Aksh - 8 months ago 79

C# Question

I am trying to create an AI opponent for a two player 8x8 board game. After a research I found Minimax algorithm handy enough to do the job. The AI opponent I am creating will play against an other AI opponent or Human.

I have a doubt in understanding the minimax algorithm.

I am trying to create just ONE AI opponent but the explanations found on web says that I need to write code for both players(Minimum player and Maximum player) as I understand from the pseudo code below.

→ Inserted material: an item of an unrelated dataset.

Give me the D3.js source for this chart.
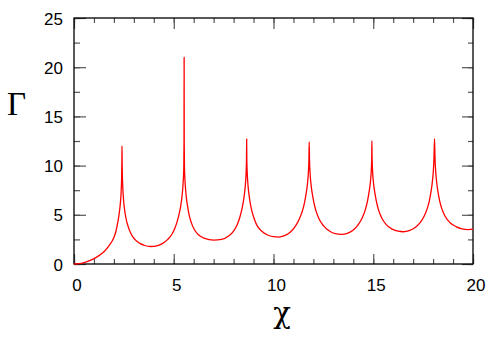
<!DOCTYPE html>
<html>
<head>
<meta charset="utf-8">
<script src="https://cdn.jsdelivr.net/npm/d3@7"></script>
<style>
  body { margin: 0; background: #fff; }
  svg { display: block; }
</style>
</head>
<body>
<div id="chart"></div>
<script>
// values
const chiValues = [
  0, 0.25, 0.5, 0.75, 1.0, 1.25, 1.5, 1.75, 2.0, 2.1, 2.2, 2.27, 2.32, 2.355, 2.375, 2.39, 2.4, 2.405,
  2.415, 2.43, 2.45, 2.48, 2.53, 2.6, 2.7, 2.85, 3.05, 3.3, 3.55, 3.84, 4.15, 4.45, 4.7, 4.9,
  5.05, 5.17, 5.27, 5.35, 5.41, 5.455, 5.485, 5.505, 5.515, 5.52, 5.525, 5.535, 5.555, 5.585,
  5.63, 5.69, 5.77, 5.88, 6.03, 6.25, 6.55, 7.0, 7.4, 7.75, 8.0, 8.18, 8.32, 8.42, 8.5, 8.56,
  8.6, 8.63, 8.648, 8.655, 8.662, 8.68, 8.71, 8.75, 8.81, 8.89, 9.0, 9.15, 9.4, 9.7, 10.0,
  10.25, 10.55, 10.85, 11.1, 11.3, 11.45, 11.56, 11.64, 11.7, 11.745, 11.775, 11.79, 11.805,
  11.835, 11.88, 11.94, 12.02, 12.13, 12.28, 12.5, 12.8, 13.1, 13.4, 13.7, 14.0, 14.25, 14.45,
  14.6, 14.71, 14.79, 14.85, 14.895, 14.922, 14.932, 14.942, 14.97, 15.015, 15.075, 15.155,
  15.265, 15.42, 15.65, 15.95, 16.25, 16.5, 16.8, 17.1, 17.35, 17.55, 17.7, 17.82, 17.9, 17.96,
  18.01, 18.045, 18.071, 18.095, 18.13, 18.18, 18.24, 18.32, 18.44, 18.6, 18.85, 19.15, 19.45,
  19.75, 20.0
]
const gammaValues = [
  0, 0.04, 0.15, 0.32, 0.55, 0.85, 1.25, 1.85, 2.7, 3.3, 4.3, 5.2, 6.1, 7.0, 7.9, 9.0, 10.5, 12.0,
  10.0, 8.6, 7.6, 6.6, 5.6, 4.7, 3.9, 3.1, 2.5, 2.1, 1.88, 1.78, 1.85, 2.1, 2.5, 3.0,
  3.6, 4.3, 5.1, 5.9, 6.8, 7.8, 8.8, 10.0, 12.5, 21.0, 12.5, 10.0, 8.8, 7.8,
  6.8, 5.9, 5.0, 4.2, 3.5, 2.95, 2.6, 2.42, 2.5, 2.85, 3.35, 4.0, 4.8, 5.6, 6.5, 7.4,
  8.3, 9.4, 10.8, 12.7, 10.8, 9.4, 8.3, 7.4, 6.5, 5.6, 4.8, 4.0, 3.35, 2.95, 2.78,
  2.74, 2.88, 3.25, 3.85, 4.6, 5.4, 6.3, 7.2, 8.1, 9.2, 10.6, 12.4, 10.6,
  9.2, 8.1, 7.2, 6.3, 5.4, 4.6, 3.9, 3.35, 3.08, 3.02, 3.12, 3.45, 4.0, 4.7,
  5.5, 6.4, 7.3, 8.2, 9.3, 10.7, 12.5, 10.7, 9.3, 8.2, 7.3, 6.4,
  5.5, 4.7, 4.0, 3.55, 3.33, 3.28, 3.38, 3.7, 4.2, 4.85, 5.6, 6.5, 7.4, 8.3,
  9.4, 10.8, 12.75, 10.8, 9.4, 8.3, 7.4, 6.5, 5.6, 4.85, 4.2, 3.8, 3.57,
  3.5, 3.55
]
const xMajorTicks = [0, 5, 10, 15, 20]
const xMinorTicks = d3.range(0, 21, 1)
const yMajorTicks = [0, 5, 10, 15, 20, 25]
const yMinorTicks = d3.range(0, 25.1, 2.5)

const points = chiValues.map((x, i) => ({ x: x, y: gammaValues[i] }))

const W = 491
const H = 337
const margin = { top: 18, left: 74, right: 18, bottom: 73 }
const width = W - margin.left - margin.right
const height = H - margin.top - margin.bottom

const svg = d3.select('#chart')
  .append('svg')
  .attr('width', W)
  .attr('height', H)

const g = svg.append('g')
  .attr('transform', 'translate(' + margin.left + ',' + margin.top + ')')

const xPositionScale = d3.scaleLinear().domain([0, 20]).range([0, width])
const yPositionScale = d3.scaleLinear().domain([0, 25]).range([height, 0])

const tickColor = '#555'

// minor ticks (no labels)
function minor(axis, ticks, size) {
  return axis.tickValues(ticks).tickSize(-size).tickFormat('')
}

g.append('g').attr('transform', 'translate(0,' + height + ')')
  .call(minor(d3.axisBottom(xPositionScale), xMinorTicks, 5))
g.append('g')
  .call(minor(d3.axisTop(xPositionScale), xMinorTicks, 5))
g.append('g')
  .call(minor(d3.axisLeft(yPositionScale), yMinorTicks, 6))
g.append('g').attr('transform', 'translate(' + width + ',0)')
  .call(minor(d3.axisRight(yPositionScale), yMinorTicks, 5))

// major ticks
g.append('g').attr('transform', 'translate(0,' + height + ')')
  .attr('class', 'x-axis')
  .call(d3.axisBottom(xPositionScale).tickValues(xMajorTicks).tickSize(-10).tickPadding(22))
g.append('g')
  .call(minor(d3.axisTop(xPositionScale), xMajorTicks, 11))
g.append('g')
  .attr('class', 'y-axis')
  .call(d3.axisLeft(yPositionScale).tickValues(yMajorTicks).tickSize(-12).tickPadding(-1))
g.append('g').attr('transform', 'translate(' + width + ',0)')
  .call(minor(d3.axisRight(yPositionScale), yMajorTicks, 11))

g.selectAll('.tick line').attr('stroke', tickColor).attr('stroke-width', 1.2)
g.selectAll('.domain').remove()

g.selectAll('.x-axis text')
  .attr('font-family', 'Liberation Sans, Arial, sans-serif')
  .attr('font-size', 17)
  .attr('fill', '#000')
  .attr('dx', 2.5)
  .attr('y', 15)
  .attr('dy', '0.71em')

g.selectAll('.y-axis text')
  .attr('font-family', 'Liberation Sans, Arial, sans-serif')
  .attr('font-size', 17)
  .attr('fill', '#000')
  .attr('x', -11)
  .attr('dy', '0.36em')

// frame
g.append('rect')
  .attr('width', width)
  .attr('height', height)
  .attr('fill', 'none')
  .attr('stroke', '#000')
  .attr('stroke-width', 1.3)

// the curve
const line = d3.line()
  .x(d => xPositionScale(d.x))
  .y(d => yPositionScale(d.y))
  .curve(d3.curveMonotoneX)

g.append('path')
  .datum(points)
  .attr('d', line)
  .attr('fill', 'none')
  .attr('stroke', '#ff0000')
  .attr('stroke-width', 1.3)

// axis titles
svg.append('text')
  .text('Γ')
  .attr('x', 7)
  .attr('y', 115)
  .attr('font-family', 'Liberation Serif, Times New Roman, serif')
  .attr('font-size', 33)
  .attr('fill', '#000')

svg.append('text')
  .text('χ')
  .attr('x', 282)
  .attr('y', 323)
  .attr('text-anchor', 'middle')
  .attr('font-family', 'DejaVu Serif, serif')
  .attr('font-size', 29)
  .attr('fill', '#000')
</script>
</body>
</html>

`MinMax (GamePosition game) {`

return MaxMove (game);

}

MaxMove (GamePosition game) {

if (GameEnded(game)) {

return EvalGameState(game);

}

else {

best_move < - {};

moves <- GenerateMoves(game);

ForEach moves {

move <- MinMove(ApplyMove(game));

if (Value(move) > Value(best_move)) {

best_move < - move;

}

}

return best_move;

}

}

MinMove (GamePosition game) {

best_move <- {};

moves <- GenerateMoves(game);

ForEach moves {

move <- MaxMove(ApplyMove(game));

if (Value(move) > Value(best_move)) {

best_move < - move;

}

}

return best_move;

}

I can further understand that Maximum player will be the AI I am going to develop and the minimum player is the opponent.

My question is why I have to write code for both Minimum and Maximum player to return the best move ?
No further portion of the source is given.